As for the existence of "redness" specifically, I can easily point out how the various thought experiments that allegedly support the existence of redness are fallacious. So instead of making further bold claims, would you care to present such an argument for scrutiny?
> Of course, if it is an illusion, then it still exists as an illusion, hence the incoherence of eliminativist materialism.
A car is also an illusion under materialism. But clearly I drove something to work this morning. So does this apparent incongruity entail some incoherency in materialism? Or is the problem really that you're attacking a straw man?
Your definition for "illusion" begs the question by simply assuming a subject is needed, ie. an "I" must experience an illusion. Rather, an illusion is simply describing the relation between perception and truth. If a perception, taken at face value, entails a false conclusion, then it's an illusion.
Even the basic dictionary definitions of illusion make no reference to a subject.
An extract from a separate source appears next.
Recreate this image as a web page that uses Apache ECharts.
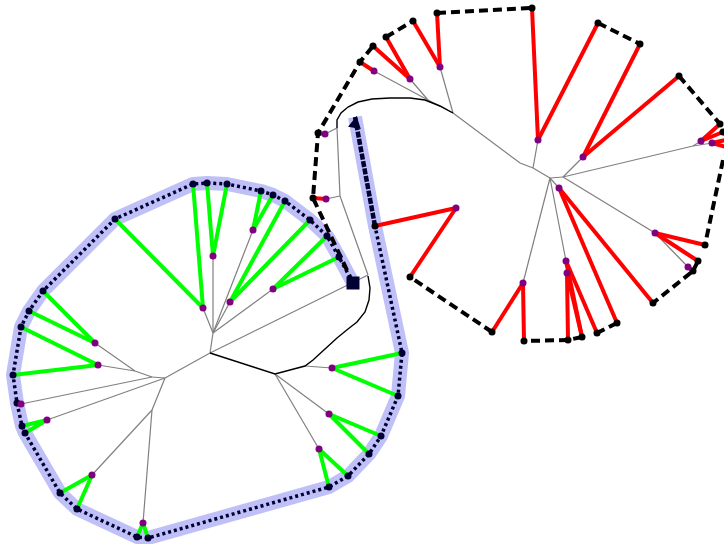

They're all of the form of "a false idea or belief", or "a deceptive appearance or impression". Beliefs and appearances are attributes we can ascribe to mechanistic systems too, like computers, which can have sensors plugged into Bayesian inference engines that can infer false "beliefs".
So requiring a subject is a property that you have imposed on the meaning of illusion, it's not intrinsic to it.
> Any attempt to eliminate qualia or self or intentionality, etc. as being fundamental realities runs into the problem that all these things are more fundamental to my understanding than any proposed alternative.
1. Perception is fundamental to understanding. Whether experience is fundamental is very questionable.
2. Being fundamental doesn't entail something is irreducible. Being in a car is fundamental to driving on a road, that doesn't entail cars are irreducible.